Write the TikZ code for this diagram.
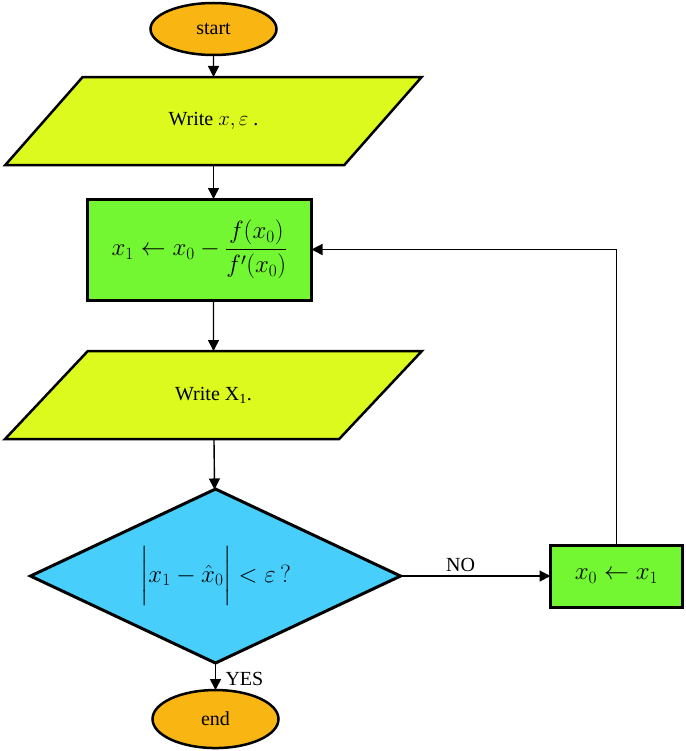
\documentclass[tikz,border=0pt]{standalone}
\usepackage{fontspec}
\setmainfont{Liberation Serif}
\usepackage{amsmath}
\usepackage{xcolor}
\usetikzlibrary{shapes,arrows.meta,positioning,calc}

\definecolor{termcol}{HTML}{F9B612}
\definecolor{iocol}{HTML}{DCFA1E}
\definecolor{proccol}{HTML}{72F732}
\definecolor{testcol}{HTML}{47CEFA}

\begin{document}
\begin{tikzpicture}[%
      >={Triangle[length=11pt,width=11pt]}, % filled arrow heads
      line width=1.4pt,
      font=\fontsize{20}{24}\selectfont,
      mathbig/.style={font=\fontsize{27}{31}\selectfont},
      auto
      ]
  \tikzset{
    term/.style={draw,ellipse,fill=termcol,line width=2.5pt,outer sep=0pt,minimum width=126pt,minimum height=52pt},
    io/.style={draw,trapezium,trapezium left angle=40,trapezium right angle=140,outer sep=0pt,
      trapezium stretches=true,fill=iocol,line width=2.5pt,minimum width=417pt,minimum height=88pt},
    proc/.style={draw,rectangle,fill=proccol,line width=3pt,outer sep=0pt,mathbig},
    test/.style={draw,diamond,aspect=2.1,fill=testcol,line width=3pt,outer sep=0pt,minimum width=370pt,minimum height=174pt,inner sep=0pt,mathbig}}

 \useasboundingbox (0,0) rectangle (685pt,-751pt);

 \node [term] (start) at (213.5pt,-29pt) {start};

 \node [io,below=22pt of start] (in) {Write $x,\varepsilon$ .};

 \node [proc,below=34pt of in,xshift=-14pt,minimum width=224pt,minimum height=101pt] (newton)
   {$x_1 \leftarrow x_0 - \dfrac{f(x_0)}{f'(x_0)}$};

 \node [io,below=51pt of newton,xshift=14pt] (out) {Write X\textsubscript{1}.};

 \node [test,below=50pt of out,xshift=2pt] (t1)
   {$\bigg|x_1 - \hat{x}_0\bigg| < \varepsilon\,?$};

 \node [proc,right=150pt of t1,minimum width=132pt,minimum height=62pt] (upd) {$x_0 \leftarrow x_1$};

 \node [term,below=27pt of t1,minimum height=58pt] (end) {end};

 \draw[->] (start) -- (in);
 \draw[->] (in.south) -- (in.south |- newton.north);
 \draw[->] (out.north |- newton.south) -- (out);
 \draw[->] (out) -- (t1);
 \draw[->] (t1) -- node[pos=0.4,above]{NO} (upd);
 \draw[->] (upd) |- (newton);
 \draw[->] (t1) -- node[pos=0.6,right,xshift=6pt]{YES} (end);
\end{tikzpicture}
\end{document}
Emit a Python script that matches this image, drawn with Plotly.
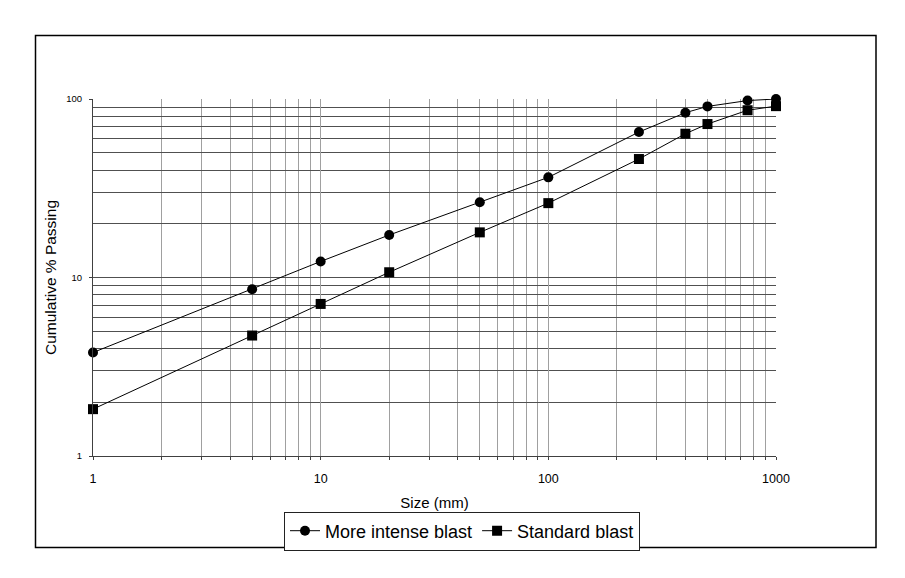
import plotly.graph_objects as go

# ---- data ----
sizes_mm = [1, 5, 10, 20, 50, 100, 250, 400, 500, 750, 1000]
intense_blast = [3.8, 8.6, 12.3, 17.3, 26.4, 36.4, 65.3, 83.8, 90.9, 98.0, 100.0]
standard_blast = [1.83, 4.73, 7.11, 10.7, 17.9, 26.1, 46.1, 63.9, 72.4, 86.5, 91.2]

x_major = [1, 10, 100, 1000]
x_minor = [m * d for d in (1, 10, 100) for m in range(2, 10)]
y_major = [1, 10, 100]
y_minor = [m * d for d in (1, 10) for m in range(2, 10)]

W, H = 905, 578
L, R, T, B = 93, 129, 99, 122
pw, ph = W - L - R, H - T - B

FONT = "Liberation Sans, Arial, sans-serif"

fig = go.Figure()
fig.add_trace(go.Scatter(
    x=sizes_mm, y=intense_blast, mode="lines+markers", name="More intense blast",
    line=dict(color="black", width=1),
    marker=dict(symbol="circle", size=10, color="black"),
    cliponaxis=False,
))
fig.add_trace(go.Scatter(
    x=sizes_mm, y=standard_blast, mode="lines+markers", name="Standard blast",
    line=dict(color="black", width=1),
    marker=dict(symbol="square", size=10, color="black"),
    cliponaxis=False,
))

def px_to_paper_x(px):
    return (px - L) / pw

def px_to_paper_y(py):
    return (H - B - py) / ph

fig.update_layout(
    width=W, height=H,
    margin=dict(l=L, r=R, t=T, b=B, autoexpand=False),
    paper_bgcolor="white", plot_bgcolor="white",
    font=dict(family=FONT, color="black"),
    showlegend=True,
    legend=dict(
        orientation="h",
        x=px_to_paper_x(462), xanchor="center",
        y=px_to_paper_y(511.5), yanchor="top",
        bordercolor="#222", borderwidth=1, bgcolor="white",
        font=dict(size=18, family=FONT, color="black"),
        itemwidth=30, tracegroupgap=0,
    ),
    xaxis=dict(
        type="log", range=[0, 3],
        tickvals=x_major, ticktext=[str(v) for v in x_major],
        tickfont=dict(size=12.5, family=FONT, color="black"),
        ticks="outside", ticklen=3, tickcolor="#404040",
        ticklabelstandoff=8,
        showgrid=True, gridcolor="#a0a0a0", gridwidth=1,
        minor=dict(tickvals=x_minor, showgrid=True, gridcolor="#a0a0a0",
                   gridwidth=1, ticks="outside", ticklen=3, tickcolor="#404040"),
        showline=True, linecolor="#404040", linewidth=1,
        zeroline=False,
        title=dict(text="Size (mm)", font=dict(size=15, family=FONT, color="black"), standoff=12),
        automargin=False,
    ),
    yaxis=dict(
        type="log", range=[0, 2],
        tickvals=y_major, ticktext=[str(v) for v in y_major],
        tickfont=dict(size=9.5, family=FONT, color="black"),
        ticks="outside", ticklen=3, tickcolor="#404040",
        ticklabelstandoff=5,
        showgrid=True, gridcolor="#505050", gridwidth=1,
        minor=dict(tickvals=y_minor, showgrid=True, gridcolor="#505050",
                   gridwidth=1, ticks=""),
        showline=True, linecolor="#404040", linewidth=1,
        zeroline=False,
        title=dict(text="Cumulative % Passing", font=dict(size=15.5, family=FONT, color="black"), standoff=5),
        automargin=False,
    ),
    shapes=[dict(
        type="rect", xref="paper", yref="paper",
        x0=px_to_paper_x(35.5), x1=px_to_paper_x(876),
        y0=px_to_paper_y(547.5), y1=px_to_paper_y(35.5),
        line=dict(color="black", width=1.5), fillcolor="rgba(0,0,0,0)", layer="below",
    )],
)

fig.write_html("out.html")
====
# [Work required]
Every entry should be returned exactly as written, minus the pictures.

# [Exercise response]
Write the TikZ code for this diagram.
\documentclass[tikz,border=0pt]{standalone}
\usepackage{fontspec}
\setmainfont{Liberation Serif}
\usepackage{amsmath}
\usepackage{xcolor}
\usetikzlibrary{shapes,arrows.meta,positioning,calc}

\definecolor{termcol}{HTML}{F9B612}
\definecolor{iocol}{HTML}{DCFA1E}
\definecolor{proccol}{HTML}{72F732}
\definecolor{testcol}{HTML}{47CEFA}

\begin{document}
\begin{tikzpicture}[%
      >={Triangle[length=11pt,width=11pt]}, % filled arrow heads
      line width=1.4pt,
      font=\fontsize{20}{24}\selectfont,
      mathbig/.style={font=\fontsize{27}{31}\selectfont},
      auto
      ]
  \tikzset{
    term/.style={draw,ellipse,fill=termcol,line width=2.5pt,outer sep=0pt,minimum width=126pt,minimum height=52pt},
    io/.style={draw,trapezium,trapezium left angle=40,trapezium right angle=140,outer sep=0pt,
      trapezium stretches=true,fill=iocol,line width=2.5pt,minimum width=417pt,minimum height=88pt},
    proc/.style={draw,rectangle,fill=proccol,line width=3pt,outer sep=0pt,mathbig},
    test/.style={draw,diamond,aspect=2.1,fill=testcol,line width=3pt,outer sep=0pt,minimum width=370pt,minimum height=174pt,inner sep=0pt,mathbig}}

 \useasboundingbox (0,0) rectangle (685pt,-751pt);

 \node [term] (start) at (213.5pt,-29pt) {start};

 \node [io,below=22pt of start] (in) {Write $x,\varepsilon$ .};

 \node [proc,below=34pt of in,xshift=-14pt,minimum width=224pt,minimum height=101pt] (newton)
   {$x_1 \leftarrow x_0 - \dfrac{f(x_0)}{f'(x_0)}$};

 \node [io,below=51pt of newton,xshift=14pt] (out) {Write X\textsubscript{1}.};

 \node [test,below=50pt of out,xshift=2pt] (t1)
   {$\bigg|x_1 - \hat{x}_0\bigg| < \varepsilon\,?$};

 \node [proc,right=150pt of t1,minimum width=132pt,minimum height=62pt] (upd) {$x_0 \leftarrow x_1$};

 \node [term,below=27pt of t1,minimum height=58pt] (end) {end};

 \draw[->] (start) -- (in);
 \draw[->] (in.south) -- (in.south |- newton.north);
 \draw[->] (out.north |- newton.south) -- (out);
 \draw[->] (out) -- (t1);
 \draw[->] (t1) -- node[pos=0.4,above]{NO} (upd);
 \draw[->] (upd) |- (newton);
 \draw[->] (t1) -- node[pos=0.6,right,xshift=6pt]{YES} (end);
\end{tikzpicture}
\end{document}
Emit a Python script that matches this image, drawn with Plotly.
import plotly.graph_objects as go

# ---- data ----
sizes_mm = [1, 5, 10, 20, 50, 100, 250, 400, 500, 750, 1000]
intense_blast = [3.8, 8.6, 12.3, 17.3, 26.4, 36.4, 65.3, 83.8, 90.9, 98.0, 100.0]
standard_blast = [1.83, 4.73, 7.11, 10.7, 17.9, 26.1, 46.1, 63.9, 72.4, 86.5, 91.2]

x_major = [1, 10, 100, 1000]
x_minor = [m * d for d in (1, 10, 100) for m in range(2, 10)]
y_major = [1, 10, 100]
y_minor = [m * d for d in (1, 10) for m in range(2, 10)]

W, H = 905, 578
L, R, T, B = 93, 129, 99, 122
pw, ph = W - L - R, H - T - B

FONT = "Liberation Sans, Arial, sans-serif"

fig = go.Figure()
fig.add_trace(go.Scatter(
    x=sizes_mm, y=intense_blast, mode="lines+markers", name="More intense blast",
    line=dict(color="black", width=1),
    marker=dict(symbol="circle", size=10, color="black"),
    cliponaxis=False,
))
fig.add_trace(go.Scatter(
    x=sizes_mm, y=standard_blast, mode="lines+markers", name="Standard blast",
    line=dict(color="black", width=1),
    marker=dict(symbol="square", size=10, color="black"),
    cliponaxis=False,
))

def px_to_paper_x(px):
    return (px - L) / pw

def px_to_paper_y(py):
    return (H - B - py) / ph

fig.update_layout(
    width=W, height=H,
    margin=dict(l=L, r=R, t=T, b=B, autoexpand=False),
    paper_bgcolor="white", plot_bgcolor="white",
    font=dict(family=FONT, color="black"),
    showlegend=True,
    legend=dict(
        orientation="h",
        x=px_to_paper_x(462), xanchor="center",
        y=px_to_paper_y(511.5), yanchor="top",
        bordercolor="#222", borderwidth=1, bgcolor="white",
        font=dict(size=18, family=FONT, color="black"),
        itemwidth=30, tracegroupgap=0,
    ),
    xaxis=dict(
        type="log", range=[0, 3],
        tickvals=x_major, ticktext=[str(v) for v in x_major],
        tickfont=dict(size=12.5, family=FONT, color="black"),
        ticks="outside", ticklen=3, tickcolor="#404040",
        ticklabelstandoff=8,
        showgrid=True, gridcolor="#a0a0a0", gridwidth=1,
        minor=dict(tickvals=x_minor, showgrid=True, gridcolor="#a0a0a0",
                   gridwidth=1, ticks="outside", ticklen=3, tickcolor="#404040"),
        showline=True, linecolor="#404040", linewidth=1,
        zeroline=False,
        title=dict(text="Size (mm)", font=dict(size=15, family=FONT, color="black"), standoff=12),
        automargin=False,
    ),
    yaxis=dict(
        type="log", range=[0, 2],
        tickvals=y_major, ticktext=[str(v) for v in y_major],
        tickfont=dict(size=9.5, family=FONT, color="black"),
        ticks="outside", ticklen=3, tickcolor="#404040",
        ticklabelstandoff=5,
        showgrid=True, gridcolor="#505050", gridwidth=1,
        minor=dict(tickvals=y_minor, showgrid=True, gridcolor="#505050",
                   gridwidth=1, ticks=""),
        showline=True, linecolor="#404040", linewidth=1,
        zeroline=False,
        title=dict(text="Cumulative % Passing", font=dict(size=15.5, family=FONT, color="black"), standoff=5),
        automargin=False,
    ),
    shapes=[dict(
        type="rect", xref="paper", yref="paper",
        x0=px_to_paper_x(35.5), x1=px_to_paper_x(876),
        y0=px_to_paper_y(547.5), y1=px_to_paper_y(35.5),
        line=dict(color="black", width=1.5), fillcolor="rgba(0,0,0,0)", layer="below",
    )],
)

fig.write_html("out.html")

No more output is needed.